* begin Dataset excerpt *
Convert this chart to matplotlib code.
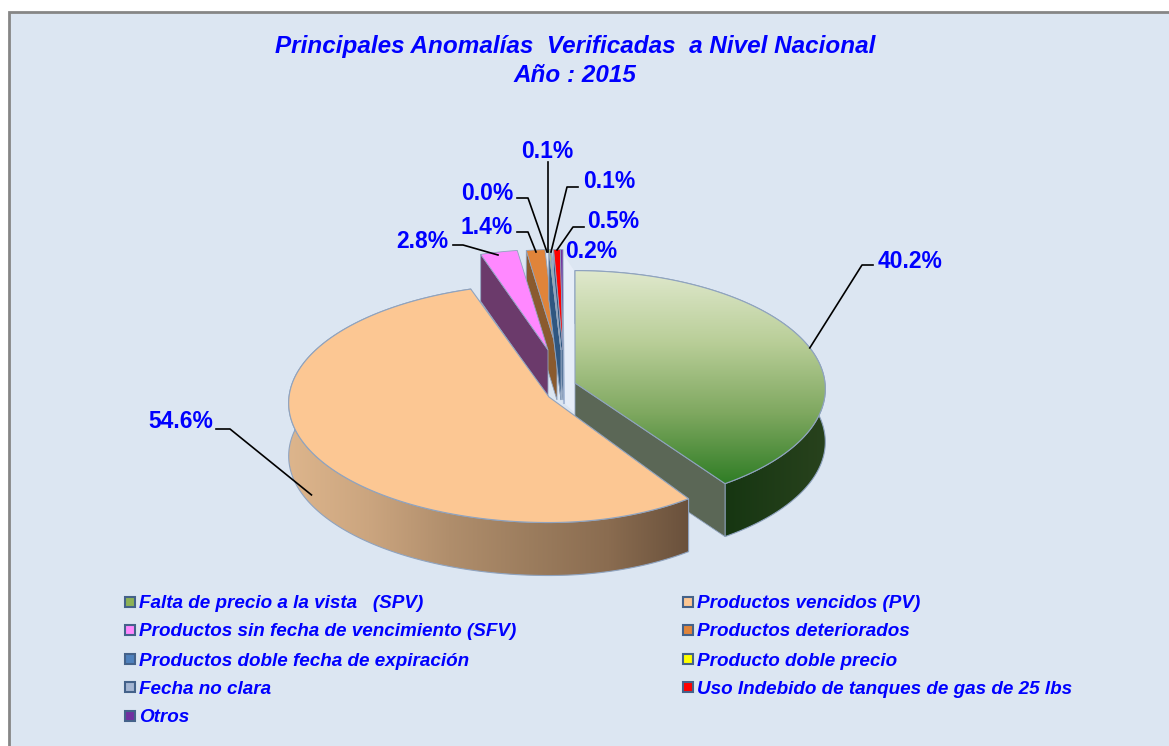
import numpy as np
import matplotlib
matplotlib.use("Agg")
import matplotlib.pyplot as plt
from matplotlib.patches import Polygon, Rectangle
from matplotlib.colors import LinearSegmentedColormap

categories = ["Falta de precio a la vista   (SPV)", "Productos vencidos (PV)",
              "Productos sin fecha de vencimiento (SFV)", "Productos deteriorados",
              "Productos doble fecha de expiración", "Producto doble precio",
              "Fecha no clara", "Uso Indebido de tanques de gas de 25 lbs", "Otros"]
values = [40.2, 54.6, 2.8, 1.4, 0.0, 0.1, 0.1, 0.5, 0.2]
title_lines = ["Principales Anomalías  Verificadas  a Nivel Nacional", "Año : 2015"]

# styles / layout
colors = ["#8DB255", "#FCC793", "#FF88FF", "#E0843A", "#4F81BD", "#FFFF00", "#A5B6D3", "#FF0000", "#7030A0"]
face_colors = ["#5B6756", "#8A6A4A", "#6B3A6B", "#8A5A2E", "#2F5680", "#2F5680", "#2F5680", "#2F5680", "#3A4E80"]
apex = [(575, 383), (549, 397), (548, 350), (557, 350), (561, 350), (561, 350), (561, 350), (563, 350), (563, 350)]
radius_left = [1.0, 1.04, 0.89, 0.89, 0.89, 0.89, 0.89, 0.89, 0.89]
radius_right = [1.0, 0.93, 0.89, 0.89, 0.89, 0.89, 0.89, 0.89, 0.89]
radius_y = [1.0, 1.01, 0.89, 0.89, 0.89, 0.89, 0.89, 0.89, 0.89]
RX, RY, K, DEPTH = 250, 118, 0.05, 53
BLUE = "#0000FF"
EDGE = "#8FA3BF"

W, H = 1169, 746
plt.rcParams["font.family"] = ["Liberation Sans", "DejaVu Sans"]
fig = plt.figure(figsize=(W / 100, H / 100), dpi=100, facecolor="white")
ax = fig.add_axes([0, 0, 1, 1])
ax.set_xlim(0, W)
ax.set_ylim(H, 0)
ax.axis("off")
ax.add_patch(Rectangle((9, 12), W + 20, H + 20, fc="#DCE6F2", ec="#868686", lw=2, zorder=0))

fractions = np.array(values) / sum(values) * 2 * np.pi
ends = np.cumsum(fractions)
starts = ends - fractions


def project(i, theta, z=0.0):
    s = np.sin(theta)
    X = s * np.where(s < 0, radius_left[i], radius_right[i])
    Y = np.cos(theta) * radius_y[i]
    p = 1 / (1 + K * Y)
    return np.column_stack([apex[i][0] + RX * X * p, apex[i][1] - RY * Y * p + z])


def arc(i, t0, t1, z=0.0, n=160):
    return project(i, np.linspace(t0, t1, n), z)


def gradient(points, stops, zorder, horizontal=True):
    xs, ys = points[:, 0], points[:, 1]
    cmap = LinearSegmentedColormap.from_list("g", stops)
    arr = np.linspace(0, 1, 256)
    arr = arr[None, :] if horizontal else arr[:, None]
    im = ax.imshow(arr, cmap=cmap, aspect="auto", zorder=zorder, interpolation="bilinear",
                   extent=[xs.min(), xs.max(), ys.max(), ys.min()])
    clip = Polygon(points, closed=True, transform=ax.transData, fc="none", ec="none")
    ax.add_patch(clip)
    im.set_clip_path(clip)
    ax.add_patch(Polygon(points, closed=True, fc="none", ec=EDGE, lw=0.8, zorder=zorder + 0.1))


def top(i):
    return np.vstack([[apex[i]], arc(i, starts[i], ends[i])])


def cut(i, theta, z=DEPTH):
    o = project(i, np.array([theta]))[0]
    a = np.array(apex[i], float)
    return np.array([a, o, o + [0, z], a + [0, z]])


# pale band behind the small slices
ax.add_patch(Polygon([(562, 252), (575, 272), (575, 413), (564, 403)], closed=True,
                     fc="#E6EDF8", ec="none", zorder=1))
ax.plot([562, 564], [252, 403], color="#A9BBD8", lw=1.5, zorder=1.1)

# small slices, back to front as the reference stacks them
z = 2.0
ax.add_patch(Polygon(cut(3, starts[3], 50), closed=True, fc=face_colors[3], ec=EDGE, lw=0.6, zorder=z))
ax.add_patch(Polygon(top(3), closed=True, fc=colors[3], ec=EDGE, lw=0.6, zorder=z + 0.05))
z += 0.1
for i in [8, 7, 6, 5, 4]:
    ax.add_patch(Polygon(cut(i, starts[i], 50), closed=True, fc=face_colors[i], ec=EDGE, lw=0.6, zorder=z))
    z += 0.01
for i in [4, 5, 6, 7, 8]:
    ax.add_patch(Polygon(top(i), closed=True, fc=colors[i], ec=EDGE, lw=0.6, zorder=z))
    z += 0.01
ax.add_patch(Polygon(cut(2, starts[2], 47), closed=True, fc=face_colors[2], ec=EDGE, lw=0.6, zorder=z))
ax.add_patch(Polygon(top(2), closed=True, fc=colors[2], ec=EDGE, lw=0.6, zorder=z + 0.01))

# peach slice
outer = arc(1, starts[1], ends[1])
gradient(np.vstack([outer, arc(1, ends[1], starts[1], DEPTH)]),
         ["#DDB58C", "#CBA57F", "#B08E6C", "#9C7D5E", "#8A6C50", "#6A513C"], 4)
ax.add_patch(Polygon(top(1), closed=True, fc=colors[1], ec=EDGE, lw=0.8, zorder=5))

# green slice
outer = arc(0, starts[0], ends[0])
gradient(np.vstack([outer, arc(0, ends[0], starts[0], DEPTH)]), ["#10300D", "#12330F", "#28421D"], 3)
ax.add_patch(Polygon(cut(0, ends[0]), closed=True, fc=face_colors[0], ec=EDGE, lw=0.6, zorder=3.5))
gradient(top(0), ["#DFE8CC", "#B9CE98", "#7FA860", "#2F7D25"], 3.6, horizontal=False)
ax.set_xlim(0, W)
ax.set_ylim(H, 0)

# data labels with leader lines
labels = [f"{v:.1f}%" for v in values]
label_pos = [(910, 262), (181, 422), (422, 242), (487, 228), (487, 194), (547, 152), (609, 182), (613, 221), (591, 252)]
leaders = [[(862, 265), (873, 265)], [(230, 429), (216, 429)], [(463, 245), (453, 245)],
           [(528, 232), (517, 232)], [(528, 198), (517, 198)], [(548, 162)],
           [(567, 187), (578, 187)], [(573, 227), (584, 227)], []]
tips = [project(0, np.array([(starts[0] + ends[0]) / 2]))[0],
        project(1, np.array([(starts[1] + ends[1]) / 2]), 43)[0],
        (498, 255), (536, 252), (547, 252), (548, 252), (551, 252), (557, 250), None]
for lab, pos, lead, tip in zip(labels, label_pos, leaders, tips):
    ax.text(pos[0], pos[1], lab, color=BLUE, fontsize=16.5, fontweight="bold", ha="center", va="center", zorder=9)
    if tip is not None:
        pts = np.vstack([[tip], lead])
        ax.plot(pts[:, 0], pts[:, 1], color="black", lw=1.2, zorder=8)

# title
for line, y in zip(title_lines, (47, 76)):
    ax.text(575, y, line, color=BLUE, fontsize=17.5, fontweight="bold", fontstyle="italic", ha="center", va="center")

# legend
legend_y = [604, 632, 661, 689, 718]
for n, (cat, col) in enumerate(zip(categories, colors)):
    row, column = n // 2, n % 2
    x0 = (125, 683)[column]
    y = legend_y[row]
    ax.add_patch(Rectangle((x0, y - 7), 10, 10, fc=col, ec="#44628A", lw=1.5, zorder=6))
    ax.text(x0 + 14, y, cat, color=BLUE, fontsize=13.55, fontweight="bold", fontstyle="italic", ha="left", va="center")

fig.savefig("out.png", dpi=100, facecolor="white")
* end Dataset excerpt *
Skip every picture and return the lines above from the top through the one that contains "from matplotlib.colors import".

Convert this chart to matplotlib code.
import numpy as np
import matplotlib
matplotlib.use("Agg")
import matplotlib.pyplot as plt
from matplotlib.patches import Polygon, Rectangle
from matplotlib.colors import LinearSegmentedColormap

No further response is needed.